Date: 20050622
Docket: IMM-1381-05
Citation: 2005 FC 880
Ottawa, Ontario, June 22, 2005
PRESENT: THE HONOURABLE MR. JUSTICE de MONTIGNY
BETWEEN:
JUSTINO JOAQUIM JOAO, MARIA VICTORIANA JOAO PEDRO JOAQUIM,
WELWITSCHIA DA GRACA PEDRO FRANCISCO, DEBORA LASSALETTE
FRANCISCO, ANA DE JESUS PEDRO FRANCISCO, RAQUIELA DESALMIRA
PEDRO PEREIRA, TEODORA PEDRO FRANCISCO, OSVALDO CLAUDIO PEDRO
DA SILVA, MARCIA DA GRACA PEDRO DA SILVA, CESALTINA DE JESUS PEDRO
DA SILVA AND RAQUIEL ELIZANGELA PEDRO FRANCISCO
Applicants
and
THE MINISTER OF CITIZENSHIP AND IMMIGRATION
Respondent
REASONS FOR ORDER
[1] The Applicants have requested a stay of deportation pending their application for leave and, if granted, for judicial review of the negative decision on their application for permanent residence on humanitarian and compassionate grounds.
[2] After having heard the parties by teleconference on June 14, 2005, I granted an interim stay until June 30, 2005, so that the children could complete their school year.
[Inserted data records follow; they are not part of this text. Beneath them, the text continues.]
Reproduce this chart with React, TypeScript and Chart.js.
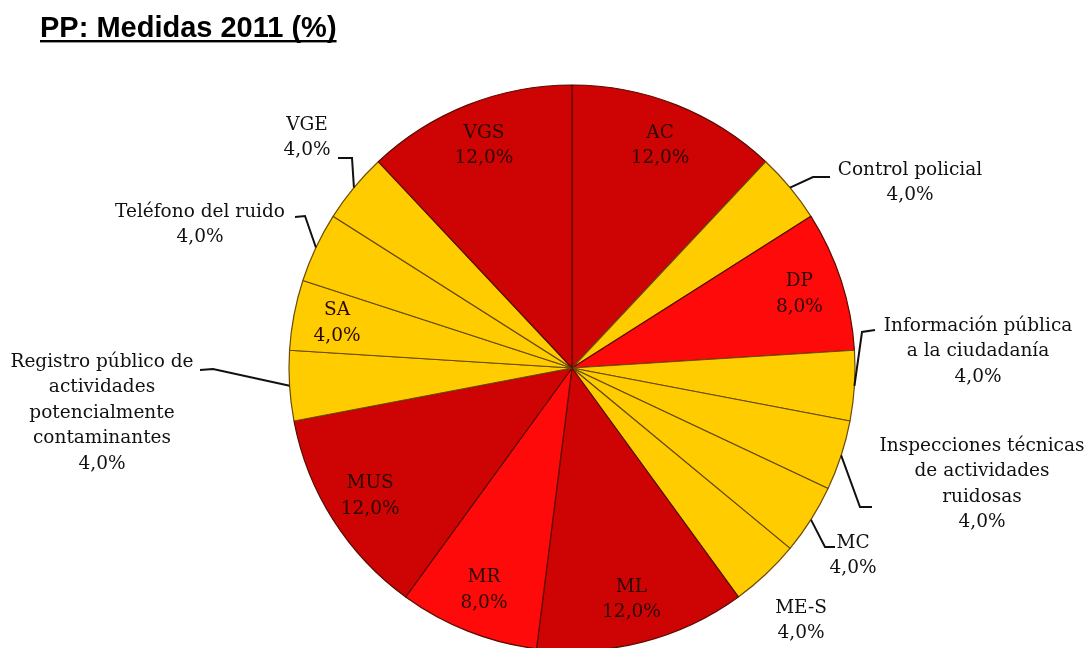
import React, { useEffect, useRef } from "react";
import { Chart, registerables } from "chart.js";

Chart.register(...registerables);

const TITLE = "PP: Medidas 2011 (%)";

const categories = [
  "AC",
  "Control policial",
  "DP",
  "Información pública a la ciudadanía",
  "Inspecciones técnicas de actividades ruidosas",
  "MC",
  "ME-S",
  "ML",
  "MR",
  "MUS",
  "Registro público de actividades potencialmente contaminantes",
  "SA",
  "Teléfono del ruido",
  "VGE",
  "VGS",
];

const values = [12, 4, 8, 4, 4, 4, 4, 12, 8, 12, 4, 4, 4, 4, 12];

const valueLabels = ["12,0%", "4,0%", "8,0%", "4,0%", "4,0%", "4,0%", "4,0%", "12,0%", "8,0%", "12,0%", "4,0%", "4,0%", "4,0%", "4,0%", "12,0%"];

const labelLines = [
  ["AC"],
  ["Control policial"],
  ["DP"],
  ["Información pública", "a la ciudadanía"],
  ["Inspecciones técnicas", "de actividades", "ruidosas"],
  ["MC"],
  ["ME-S"],
  ["ML"],
  ["MR"],
  ["MUS"],
  ["Registro público de", "actividades", "potencialmente", "contaminantes"],
  ["SA"],
  ["Teléfono del ruido"],
  ["VGE"],
  ["VGS"],
];

const colorGroup = ["dark", "yellow", "bright", "yellow", "yellow", "yellow", "yellow", "dark", "bright", "dark", "yellow", "yellow", "yellow", "yellow", "dark"];

// Label placement (layout only): inside labels sit along the slice bisector;
// outside labels are offsets from the pie centre with an elbow for the leader.
type Place = { inside: true } | { inside: false; tx: number; ty: number; ex?: number; ey?: number; lx?: number; ly?: number };
const placements: Place[] = [
  { inside: true },
  { inside: false, tx: 338, ty: -198, ex: 241, ey: -191, lx: 258, ly: -191 },
  { inside: true },
  { inside: false, tx: 406, ty: -42, ex: 290, ey: -36, lx: 303, ly: -38 },
  { inside: false, tx: 410, ty: 78, ex: 288, ey: 139, lx: 300, ly: 139 },
  { inside: false, tx: 281, ty: 175, ex: 253, ey: 179, lx: 263, ly: 179 },
  { inside: false, tx: 229, ty: 240 },
  { inside: true },
  { inside: true },
  { inside: true },
  { inside: false, tx: -470, ty: -6, ex: -359, ey: 1, lx: -372, ly: 2 },
  { inside: true },
  { inside: false, tx: -372, ty: -156, ex: -267, ey: -152, lx: -277, ly: -151 },
  { inside: false, tx: -265, ty: -243, ex: -220, ey: -210, lx: -234, ly: -210 },
  { inside: true },
];

const COLORS: Record<string, string> = {
  dark: "#CE0404",
  bright: "#FF0a0a",
  yellow: "#FFCC00",
};

const LABEL_FONT = '18.5px "DejaVu Serif", serif';
const LINE_H = 25.5;

const labelPlugin = {
  id: "customLabels",
  afterDatasetsDraw(chart: any) {
    const ctx = chart.ctx as CanvasRenderingContext2D;
    const meta = chart.getDatasetMeta(0);
    ctx.save();
    // Title
    ctx.font = 'bold 29px "Liberation Sans", Arial, sans-serif';
    ctx.fillStyle = "#000";
    ctx.textAlign = "left";
    ctx.textBaseline = "alphabetic";
    ctx.fillText(TITLE, 40, 37);
    const tw = ctx.measureText(TITLE).width;
    ctx.fillRect(40, 40, tw, 2.4);

    ctx.font = LABEL_FONT;
    ctx.textAlign = "center";
    ctx.textBaseline = "middle";
    meta.data.forEach((arc: any, i: number) => {
      const p = placements[i];
      const { x, y, startAngle, endAngle, outerRadius } = arc.getProps(["x", "y", "startAngle", "endAngle", "outerRadius"], true);
      const mid = (startAngle + endAngle) / 2;
      const lines = [...labelLines[i], valueLabels[i]];
      if (p.inside) {
        const r = outerRadius * 0.845;
        const cx = x + Math.cos(mid) * r;
        const cy = y + Math.sin(mid) * r;
        ctx.fillStyle = "#2a0800";
        const y0 = cy - ((lines.length - 1) * LINE_H) / 2;
        lines.forEach((t, k) => ctx.fillText(t, cx, y0 + k * LINE_H));
      } else {
        ctx.fillStyle = "#111";
        lines.forEach((t, k) => ctx.fillText(t, x + p.tx, y + p.ty + k * LINE_H));
        if (p.ex !== undefined) {
          const ax = x + Math.cos(mid) * outerRadius;
          const ay = y + Math.sin(mid) * outerRadius;
          ctx.beginPath();
          ctx.moveTo(ax, ay);
          ctx.lineTo(x + p.ex, y + (p.ey as number));
          ctx.lineTo(x + (p.lx as number), y + (p.ly as number));
          ctx.strokeStyle = "#111";
          ctx.lineWidth = 2;
          ctx.stroke();
        }
      }
    });
    ctx.restore();
  },
};

export default function App() {
  const ref = useRef<HTMLCanvasElement>(null);
  useEffect(() => {
    if (!ref.current) return;
    const chart = new Chart(ref.current, {
      type: "pie",
      data: {
        labels: categories,
        datasets: [
          {
            data: values,
            backgroundColor: (c: any) => {
              const g = colorGroup[c.dataIndex];
              if (g !== "yellow") return COLORS[g];
              const chartRef = c.chart;
              const el = chartRef.getDatasetMeta(0).data[c.dataIndex];
              if (!el || !el.outerRadius) return COLORS.yellow;
              const grad = chartRef.ctx.createRadialGradient(el.x, el.y, 0, el.x, el.y, el.outerRadius);
              grad.addColorStop(0, "#FFD000");
              grad.addColorStop(0.9, "#FFCC00");
              grad.addColorStop(1, "#F0B000");
              return grad;
            },
            borderColor: colorGroup.map((g) => (g === "yellow" ? "#6a4a08" : "#5a0c00")),
            borderWidth: 1.2,
            radius: 283,
          } as any,
        ],
      },
      options: {
        responsive: false,
        maintainAspectRatio: false,
        animation: false,
        layout: { padding: { left: 289, right: 232, top: 88, bottom: 0 } },
        plugins: {
          legend: { display: false },
          tooltip: { enabled: false },
          title: { display: false },
        },
      },
      plugins: [labelPlugin],
    });
    return () => chart.destroy();
  }, []);
  return (
    <div style={{ position: "fixed", left: 0, top: 0, width: 1087, height: 648, background: "#fff" }}>
      <canvas ref={ref} width={1087} height={648} style={{ width: 1087, height: 648, display: "block" }} />
    </div>
  );
}
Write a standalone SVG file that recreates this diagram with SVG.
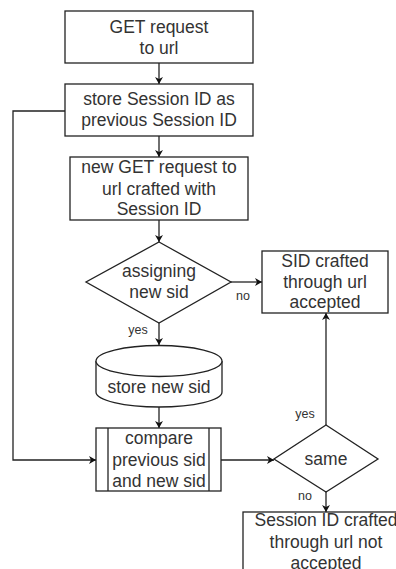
<svg xmlns="http://www.w3.org/2000/svg" width="396" height="569" viewBox="0 0 396 569">
<defs>
<marker id="arr" markerWidth="8" markerHeight="8" refX="7" refY="4" orient="auto" markerUnits="userSpaceOnUse">
<path d="M0,0 L7,4 L0,8 L2,4 Z" fill="#111"/>
</marker>
<style>
.sh{fill:#fff;stroke:#222;stroke-width:1.3}
.t{font-family:"Liberation Sans",Arial,sans-serif;font-size:17.5px;fill:#333;text-anchor:middle}
.l{font-family:"Liberation Sans",Arial,sans-serif;font-size:12.5px;fill:#333;text-anchor:middle}
.c{fill:none;stroke:#222;stroke-width:1.3;marker-end:url(#arr)}
</style>
</defs>
<rect width="396" height="569" fill="#fff"/>
<g id="connectors">
<path class="c" d="M159,63 V84"/>
<path class="c" d="M159,136 V157"/>
<path class="c" d="M159,220 V242"/>
<path class="c" d="M159,323 V345"/>
<path class="c" d="M231,282 H262"/>
<path class="c" d="M159,407 V428"/>
<path class="c" d="M65,111 H13 V460 H96"/>
<path class="c" d="M221,460 H274"/>
<path class="c" d="M326,425 V313"/>
<path class="c" d="M326,492 V512"/>
<text class="l" x="243" y="300">no</text>
<text class="l" x="138" y="334">yes</text>
<text class="l" x="305" y="418">yes</text>
<text class="l" x="305" y="500">no</text>
</g>
<g id="n1">
<rect class="sh" x="65" y="11" width="188" height="52"/>
<text class="t" x="159" y="32.5">GET request</text>
<text class="t" x="159" y="53.5">to url</text>
</g>
<g id="n2">
<rect class="sh" x="65" y="84" width="188" height="52"/>
<text class="t" x="159" y="105">store Session ID as</text>
<text class="t" x="159" y="126">previous Session ID</text>
</g>
<g id="n3">
<rect class="sh" x="70" y="157" width="178" height="63"/>
<text class="t" x="159" y="173">new GET request to</text>
<text class="t" x="159" y="194.5">url crafted with</text>
<text class="t" x="159" y="215">Session ID</text>
</g>
<g id="d1">
<path class="sh" d="M159,242 L231,282 L159,323 L86,282 Z"/>
<text class="t" x="159" y="277">assigning</text>
<text class="t" x="159" y="298">new sid</text>
</g>
<g id="n4">
<rect class="sh" x="262" y="251" width="126" height="62"/>
<text class="t" x="325" y="266.5">SID crafted</text>
<text class="t" x="325" y="287.5">through url</text>
<text class="t" x="325" y="308">accepted</text>
</g>
<g id="db">
<path class="sh" d="M96,361 A63,15.5 0 0 1 222,361 V392 A63,15 0 0 1 96,392 Z"/>
<path class="sh" fill="none" d="M96,361 A63,15.5 0 0 0 222,361"/>
<text class="t" x="159" y="393">store new sid</text>
</g>
<g id="n5">
<rect class="sh" x="96" y="428" width="125" height="63"/>
<line class="sh" x1="108" y1="428" x2="108" y2="491"/>
<line class="sh" x1="209" y1="428" x2="209" y2="491"/>
<text class="t" x="159" y="444">compare</text>
<text class="t" x="159" y="465.5">previous sid</text>
<text class="t" x="159" y="486.5">and new sid</text>
</g>
<g id="d2">
<path class="sh" d="M326,425 L378,459 L326,492 L274,459 Z"/>
<text class="t" x="326" y="465">same</text>
</g>
<g id="n6">
<rect class="sh" x="243" y="512" width="166" height="70"/>
<text class="t" x="326" y="526">Session ID crafted</text>
<text class="t" x="326" y="548">through url not</text>
<text class="t" x="326" y="569">accepted</text>
</g>
</svg>
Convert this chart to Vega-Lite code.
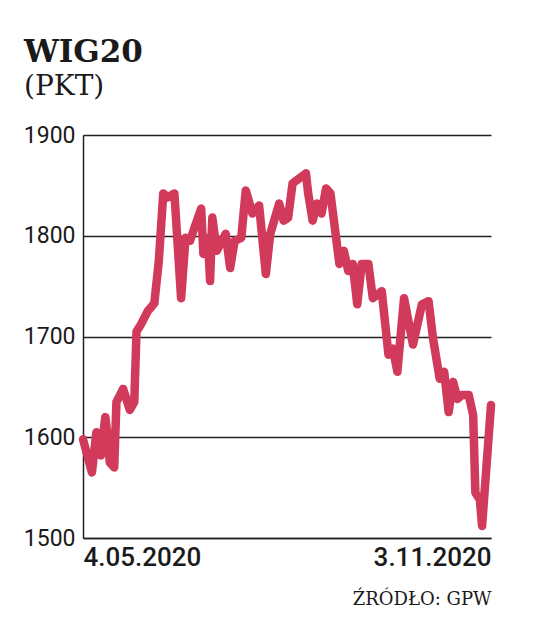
{
  "$schema": "https://vega.github.io/schema/vega-lite/v6.json",
  "autosize": {"type": "none"},
  "padding": {"left": 83, "top": 135, "right": 45, "bottom": 83},
  "width": 408,
  "height": 403,
  "background": "white",
  "config": {"view": {"stroke": null}},
  "title": {
    "text": "WIG20",
    "subtitle": "(PKT)",
    "anchor": "start",
    "frame": "group",
    "dx": -59,
    "offset": 22,
    "font": "DejaVu Serif",
    "fontSize": 31,
    "fontWeight": "bold",
    "color": "#1a1a1a",
    "subtitleFont": "DejaVu Serif",
    "subtitleFontSize": 28,
    "subtitleColor": "#1a1a1a",
    "subtitlePadding": 4
  },
  "data": {
    "values": [
      {"date": "2020-05-04", "value": 1598},
      {"date": "2020-05-08", "value": 1565},
      {"date": "2020-05-10", "value": 1605},
      {"date": "2020-05-12", "value": 1582},
      {"date": "2020-05-14", "value": 1620},
      {"date": "2020-05-15", "value": 1602},
      {"date": "2020-05-16", "value": 1575},
      {"date": "2020-05-18", "value": 1570},
      {"date": "2020-05-19", "value": 1635},
      {"date": "2020-05-22", "value": 1648},
      {"date": "2020-05-25", "value": 1627},
      {"date": "2020-05-27", "value": 1635},
      {"date": "2020-05-28", "value": 1705},
      {"date": "2020-05-30", "value": 1712},
      {"date": "2020-06-02", "value": 1725},
      {"date": "2020-06-05", "value": 1733},
      {"date": "2020-06-07", "value": 1775},
      {"date": "2020-06-09", "value": 1842},
      {"date": "2020-06-11", "value": 1838},
      {"date": "2020-06-14", "value": 1842},
      {"date": "2020-06-17", "value": 1738},
      {"date": "2020-06-19", "value": 1798},
      {"date": "2020-06-21", "value": 1795},
      {"date": "2020-06-23", "value": 1808},
      {"date": "2020-06-26", "value": 1827},
      {"date": "2020-06-27", "value": 1782},
      {"date": "2020-06-29", "value": 1798},
      {"date": "2020-06-30", "value": 1755},
      {"date": "2020-07-01", "value": 1818},
      {"date": "2020-07-03", "value": 1785},
      {"date": "2020-07-07", "value": 1802},
      {"date": "2020-07-09", "value": 1768},
      {"date": "2020-07-11", "value": 1795},
      {"date": "2020-07-14", "value": 1798},
      {"date": "2020-07-16", "value": 1845},
      {"date": "2020-07-19", "value": 1822},
      {"date": "2020-07-22", "value": 1830},
      {"date": "2020-07-25", "value": 1762},
      {"date": "2020-07-27", "value": 1802},
      {"date": "2020-07-31", "value": 1832},
      {"date": "2020-08-02", "value": 1815},
      {"date": "2020-08-04", "value": 1818},
      {"date": "2020-08-06", "value": 1852},
      {"date": "2020-08-09", "value": 1857},
      {"date": "2020-08-12", "value": 1862},
      {"date": "2020-08-13", "value": 1842},
      {"date": "2020-08-15", "value": 1815},
      {"date": "2020-08-17", "value": 1832},
      {"date": "2020-08-19", "value": 1822},
      {"date": "2020-08-21", "value": 1847},
      {"date": "2020-08-23", "value": 1842},
      {"date": "2020-08-27", "value": 1772},
      {"date": "2020-08-29", "value": 1785},
      {"date": "2020-08-31", "value": 1765},
      {"date": "2020-09-02", "value": 1772},
      {"date": "2020-09-04", "value": 1732},
      {"date": "2020-09-06", "value": 1772},
      {"date": "2020-09-09", "value": 1772},
      {"date": "2020-09-11", "value": 1738},
      {"date": "2020-09-15", "value": 1745},
      {"date": "2020-09-18", "value": 1682},
      {"date": "2020-09-20", "value": 1688},
      {"date": "2020-09-22", "value": 1665},
      {"date": "2020-09-25", "value": 1738},
      {"date": "2020-09-29", "value": 1692},
      {"date": "2020-10-03", "value": 1732},
      {"date": "2020-10-06", "value": 1735},
      {"date": "2020-10-08", "value": 1698},
      {"date": "2020-10-11", "value": 1658},
      {"date": "2020-10-13", "value": 1665},
      {"date": "2020-10-15", "value": 1625},
      {"date": "2020-10-17", "value": 1655},
      {"date": "2020-10-19", "value": 1638},
      {"date": "2020-10-21", "value": 1642},
      {"date": "2020-10-24", "value": 1642},
      {"date": "2020-10-26", "value": 1622},
      {"date": "2020-10-27", "value": 1545},
      {"date": "2020-10-29", "value": 1538},
      {"date": "2020-10-30", "value": 1512},
      {"date": "2020-11-03", "value": 1632}
    ],
    "format": {"parse": {"date": "date:'%Y-%m-%d'"}}
  },
  "mark": {
    "type": "line",
    "color": "#d13a5b",
    "strokeWidth": 8.5,
    "strokeCap": "round",
    "strokeJoin": "round"
  },
  "encoding": {
    "x": {
      "field": "date",
      "type": "temporal",
      "scale": {
        "domain": [
          {"year": 2020, "month": 5, "date": 4},
          {"year": 2020, "month": 11, "date": 3}
        ],
        "nice": false
      },
      "axis": {
        "values": [
          {"year": 2020, "month": 5, "date": 4},
          {"year": 2020, "month": 11, "date": 3}
        ],
        "format": "%-d.%m.%Y",
        "labelFlush": true,
        "labelFont": "Roboto",
        "labelFontSize": 26,
        "labelFontWeight": 500,
        "labelColor": "#1a1a1a",
        "labelPadding": 6,
        "ticks": false,
        "grid": false,
        "domainColor": "#222",
        "domainWidth": 1.5,
        "title": "ŹRÓDŁO: GPW",
        "titleAnchor": "end",
        "titleFont": "DejaVu Serif",
        "titleFontSize": 18,
        "titleFontWeight": "normal",
        "titleColor": "#1a1a1a",
        "titlePadding": 20
      }
    },
    "y": {
      "field": "value",
      "type": "quantitative",
      "scale": {"domain": [1500, 1900], "nice": false, "zero": false},
      "axis": {
        "values": [1500, 1600, 1700, 1800, 1900],
        "format": "d",
        "title": null,
        "ticks": false,
        "grid": true,
        "gridColor": "#222",
        "gridWidth": 1.5,
        "domainColor": "#222",
        "domainWidth": 1.5,
        "labelFont": "Roboto",
        "labelFontSize": 23,
        "labelColor": "#1a1a1a",
        "labelPadding": 8
      }
    }
  }
}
I further indicated that a final decision would be made on the requested stay shortly thereafter. After having carefully reviewed the parties' submissions and given much thought to the various implications of this decision, I have come to the conclusion that this application for a stay should be dismissed, for the following reasons.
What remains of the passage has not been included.